In the current research, a complex microstructure and crystallographic data were developed
through quenching and partitioning (Q&P) process to improve tensile properties of
commercial pearlitic carbon-silicon steel. Two-stage Q&P process, including full austenitization,
quenching at 220 C, followed by two different partitioning temperatures, was
applied to the as-received specimen to generate a complex microstructure composed of
tempered martensite, bainite, ultrafine carbides/martensite-austenite/retained austenite
particles. Microstructure and crystallographic data were investigated by scanning electron
microscopy, electron backscattered diffraction (EBSD), and X-ray diffraction techniques.
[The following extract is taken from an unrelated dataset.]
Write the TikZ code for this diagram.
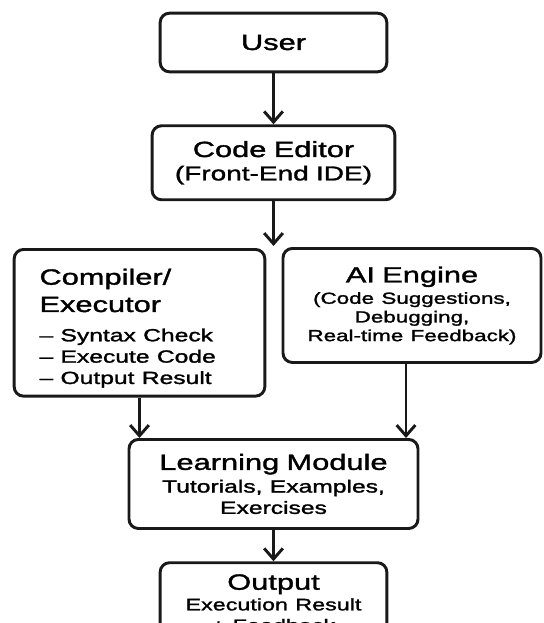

Then, hardness and tensile properties were evaluated to confirm the improvement of
mechanical properties. Dilatation-temperature curves exhibited the kinetics of martensitic
and bainitic transformation during quenching and isothermal partitioning stages. The
presence of nano-carbide particles inside athermal martensite was confirmed by electron
microscopy due to the pre-formed martensite carbon depletion during the partitioning
stage coupled with bainitic transformation. The formation of preferential atomic-compact
<111> direction in BCC (martensite/bainite) plates characterized by EBSD, could enhance
ductility by providing adequate slip systems. Point-to-point misorientation analyses
demonstrated a slight dominance of low angle boundaries proportion in bainitic dominance
structure in Q&P-220-375 specimen, which could be used in phase characterization.
Results revealed that the development of nanoscale carbide dispersed in refined bainite/
martensite matrix boosted the yield and ultimate tensile strength by over 100% and 110%
compared to the initial pearlitic microstructure. However, ductility reduced to half value in
Q&P-220-325 and Q&P-220-375 specimens.